28/01/11


Volto a receber-te em toques ligeiros de limão ácido sobre feridas ulceradas. A dor é algo que não faz parte do meu vocabulário aprendido e condicionado por ti. Algo que não te consigo descrever em palavras objectivas, brilhantes e distantes.
A dor é quando me deixas e queres voltar. A dor é quando eu reconheço (in)conscientemente que  o que sentia por ti, e por nós, acabou evaporado. És aferência dolorosa e constante. A dor é ter-te sempre ao meu lado.

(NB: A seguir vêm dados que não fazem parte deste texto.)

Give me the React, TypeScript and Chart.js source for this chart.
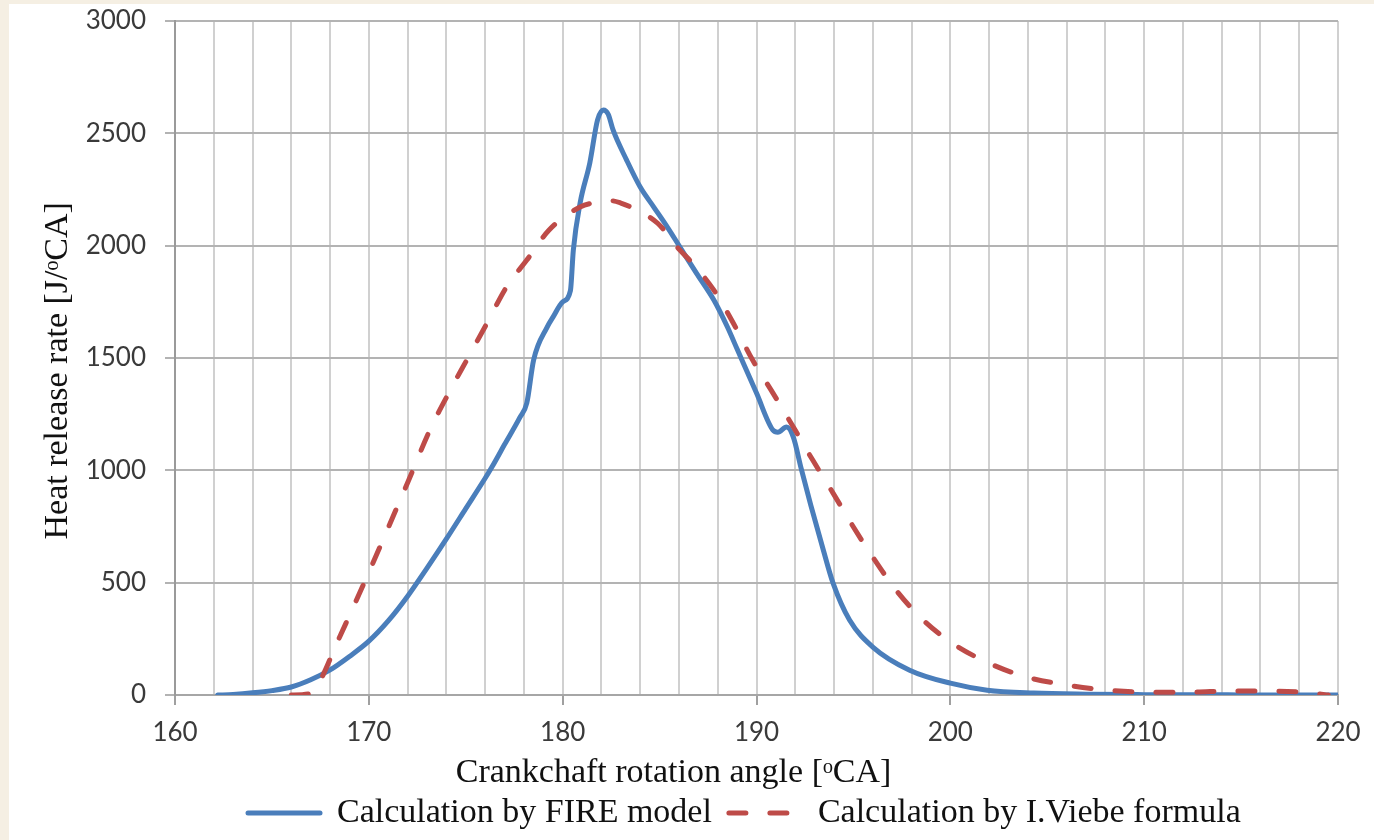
import { useEffect, useRef } from 'react';
import { Chart, registerables } from 'chart.js';

Chart.register(...registerables);

// FIRE model heat release rate
const fireAngles = [162.2, 163, 164, 165, 166, 167, 168, 169, 170, 171, 172, 173, 174, 175, 176, 176.35, 177, 177.8, 178.15, 178.5, 179.2, 179.5, 180, 180.4, 180.55, 180.9, 181.4, 181.8, 182.1, 182.35, 182.6, 183.3, 184, 184.7, 185.4, 186.05, 186.9, 187.8, 188.5, 189, 190, 190.85, 191.1, 191.55, 191.9, 192.3, 192.8, 193.4, 193.95, 194.8, 196, 197.9, 200, 201.9, 204.3, 207, 210, 215, 220];
const fireValues = [0, 3, 10, 20, 36, 68, 112, 172, 240, 330, 440, 565, 695, 830, 965, 1015, 1115, 1237, 1300, 1491, 1638, 1682, 1750, 1800, 1980, 2190, 2368, 2560, 2604, 2585, 2515, 2381, 2261, 2172, 2083, 1994, 1878, 1758, 1638, 1540, 1344, 1179, 1170, 1193, 1148, 1010, 845, 660, 498, 334, 214, 111, 53, 22, 9, 4, 2, 1, 0];

// I.Viebe formula heat release rate
const viebeAngles = [166, 166.9, 167.5, 168.35, 169.2, 170.05, 171, 172, 173.15, 174.2, 175.05, 176.1, 177.1, 178.15, 179.3, 180.9, 181.8, 182.5, 183.0, 183.6, 184.9, 186.05, 186.7, 187.8, 188.8, 189.8, 190.85, 191.9, 192.9, 193.95, 195, 196, 197.2, 198.6, 200.1, 202, 203.95, 206, 208.1, 210.2, 212.4, 214.4, 216.5, 218.7, 219.5];
const viebeValues = [0, 5, 67, 231, 392, 556, 745, 945, 1180, 1357, 1491, 1656, 1816, 1936, 2070, 2172, 2194, 2200, 2190, 2168, 2100, 1980, 1922, 1802, 1656, 1491, 1344, 1193, 1046, 899, 748, 614, 467, 334, 231, 142, 80, 45, 22, 13, 13, 18, 18, 9, 0];

const seriesLabels = ['Calculation by FIRE model', 'Calculation by I.Viebe formula'];
const xTitle = 'Crankchaft rotation angle [ᵒCA]';
const yTitle = 'Heat release rate [J/ᵒCA]';
const xMin = 160, xMax = 220, xGridStep = 2, xLabelStep = 10;
const yMin = 0, yMax = 3000, yStep = 500;

const SERIF = "'Liberation Serif', 'Times New Roman', serif";
const SANS = "Lato, 'Open Sans', sans-serif";

export default function App() {
  const ref = useRef<HTMLCanvasElement>(null);

  useEffect(() => {
    const legendStartX = 239;
    const legendPadding = 17;
    const shiftLegend = {
      id: 'shiftLegend',
      afterLayout(chart: any) {
        if (chart.legend) {
          chart.legend.left = legendStartX - legendPadding;
        }
      },
    };
    const chart = new Chart(ref.current!, {
      type: 'line',
      data: {
        datasets: [
          {
            label: seriesLabels[0],
            data: fireAngles.map((a, i) => ({ x: a, y: fireValues[i] })),
            borderColor: '#4A7EBB',
            backgroundColor: '#4A7EBB',
            borderWidth: 5,
            borderCapStyle: 'round',
            borderJoinStyle: 'round',
            pointRadius: 0,
            cubicInterpolationMode: 'monotone',
            order: 1,
          },
          {
            label: seriesLabels[1],
            data: viebeAngles.map((a, i) => ({ x: a, y: viebeValues[i] })),
            borderColor: '#BE4B48',
            backgroundColor: '#BE4B48',
            borderWidth: 5,
            borderDash: [17, 24],
            borderCapStyle: 'round',
            pointRadius: 0,
            cubicInterpolationMode: 'monotone',
            order: 0,
          },
        ],
      },
      options: {
        responsive: false,
        animation: false,
        layout: { padding: { left: 0, right: 36, top: 0, bottom: 0 } },
        scales: {
          x: {
            type: 'linear',
            min: xMin,
            max: xMax,
            ticks: {
              stepSize: xGridStep,
              maxTicksLimit: 200,
              autoSkip: false,
              maxRotation: 0,
              callback: (v: any) => (Number(v) % xLabelStep === 0 ? String(v) : ''),
              font: { family: SANS, size: 26, lineHeight: 1 },
              color: '#3a3a3a',
              padding: 15,
            },
            grid: {
              color: '#d0d0d0',
              lineWidth: 2,
              tickLength: 10,
              tickWidth: 2,
              tickColor: (ctx: any) =>
                ctx.tick && Number(ctx.tick.value) % xLabelStep === 0 ? '#a0a0a0' : 'rgba(0,0,0,0)',
            },
            border: { color: '#a6a6a6', width: 2 },
            afterFit: (s: any) => {
              s.paddingLeft = 0;
              s.paddingRight = 0;
            },
          },
          y: {
            min: yMin,
            max: yMax,
            ticks: {
              stepSize: yStep,
              callback: (v: any) => String(v),
              font: { family: SANS, size: 26 },
              color: '#3a3a3a',
              padding: 19,
            },
            grid: {
              color: '#b3b3b3',
              lineWidth: 2,
              tickLength: 10,
              tickColor: '#b3b3b3',
              tickWidth: 2,
            },
            border: { color: '#9a9a9a', width: 2 },
            title: {
              display: true,
              text: yTitle + '\u00a0\u00a0\u00a0',
              font: { family: SERIF, size: 34 },
              color: '#111',
              padding: { top: 28.6, bottom: 0 },
            },
            afterFit: (s: any) => {
              s.width = 166;
              s.paddingTop = 17;
              s.paddingBottom = 0;
            },
          },
        },
        plugins: {
          title: {
            display: true,
            text: xTitle,
            position: 'bottom',
            align: 'center',
            weight: 500,
            font: { family: SERIF, size: 34, lineHeight: 0.35, weight: 'normal' },
            color: '#111',
            padding: { top: 6, bottom: 0 },
          },
          legend: {
            position: 'bottom',
            align: 'start',
            labels: {
              usePointStyle: true,
              pointStyle: 'line',
              pointStyleWidth: 72,
              padding: legendPadding,
              font: { family: SERIF, size: 34 },
              color: '#111',
              sort: (a: any, b: any) => a.datasetIndex - b.datasetIndex,
              generateLabels: (c: any) => {
                const items = (Chart.defaults as any).plugins.legend.labels.generateLabels(c);
                return items.map((it: any) => {
                  const ds = c.data.datasets[it.datasetIndex];
                  return {
                    ...it,
                    lineDash: ds.borderDash || [],
                    lineWidth: ds.borderWidth,
                    strokeStyle: ds.borderColor,
                    lineCap: ds.borderCapStyle,
                  };
                });
              },
            },
          },
          tooltip: { enabled: false },
        },
      },
      plugins: [shiftLegend],
    } as any);
    return () => chart.destroy();
  }, []);

  return (
    <div style={{ position: 'absolute', left: 0, top: 0, width: 1374, height: 840, background: '#f5efe3', overflow: 'hidden' }}>
      <div style={{ position: 'absolute', left: 9, top: 4, width: 1365, height: 836, background: '#ffffff' }}>
        <canvas ref={ref} width={1365} height={836} style={{ display: 'block', width: 1365, height: 836 }} />
      </div>
    </div>
  );
}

Ainda com os olhos semi-abertos combinamos encontrar-nos ali na praia. Café matinal com cheiro a sal e sol de inverno. Com o oceano a espumar-se contra as ondas, ouviste o que quis dizer e disseste-me o que não queria ouvir. Trazes-me sempre de volta ao chão da razão e juízo. Deixas-me voar por instantes – sentindo a emoção – mas sem deixar chegar alto de mais, com medo da tua própria queda.

22/01/11

--construção

Desconstrução #2

É por baixo de um tecto atapetado que nos encontramos em mera conversa circunstancial. O local é claramente asiático e nas pequenas mesas colocadas à nossa frente, pequenos objectos prateados ostentam carnes quentes. A menos de meia-luz e absortos nos fumos do tabaco fumado por outros. Sentaste-te ao meu lado naquele sofá castanho que se afundou ainda mais contigo. O tecido do sofá era perceptível através das minhas calças. Conseguia-o perceber gasto e rasgado. Não éramos os primeiros naquele local. Foste falando comigo e o teu sorriso depressa tomou dimensões que desconhecia. Falaste-me das tuas viagens à Europa Oriental e como conseguiste fotografar os edifícios marcados pela história e de como conseguiste provar as especiarias capazes de dar ânimo a todo aquele povo longínquo. Havia algo em ti que não consegui perceber e figurar de forma objectiva. A nossa conversa continuou e foste-me cativando de uma maneira suave e imperceptível no momento. Algures entre o sexto ou sétimo cigarro o meu telefone tocou. Devia ter ignorado e nunca ter atendido. Devia ter vincado preferências naquele momento, naquele local e naquela altura. Não o fiz. Ao atender deixei os teus países e, como que em surto psicótico, regressei à baixa portuense. Despedi-me com um beijo e voltei-me para ti. Tu – que não desconfiavas sequer da viagem que me proporcionavas – continuaste com os teus contos, mas apartir desse momento fiquei incapaz de viajar, de novo, contigo. A partir desse momento tudo o que se construiu foi um simples planar teu em redor de mim – preso ao mesmo chão de hoje. Quero que saibas o quanto me arrependo de não ter aberto asas de novo e de ter planado livre e tranquilamente contigo.

N.G.
Porto, algures entre Outubro de 2007 e Janeiro de 2009

Desconstrução #1

Há muito tempo que reconheço o meu fracasso. Sinto, apesar de toda a racionalidade que consigo aplicar à questão, que tenho um problema. Não estou a conseguir lidar contigo, com o teu amor, com os efeitos que tens em mim. São tempos negros e bipolares que me enfrentam todos os dias de manhã. Tento recusar-me a escrever porque não quero uma memória do que se está a passar firmemente gravada nas minhas escritas. No entanto, num acto desesperado de ajuda, recorro ao meu local de escrita e deixo-me derreter em palavras que, de uma forma muito básica, acabam sempre por dizer o mesmo. Não tenho ambições de que os leitores me aplaudam ou me deixem ramos de flores. Ambiciono ver-me estratificado, escrito e concretamente planeado num pedaço de folha digital. Acham que tal pode ser concretizavelmente possível?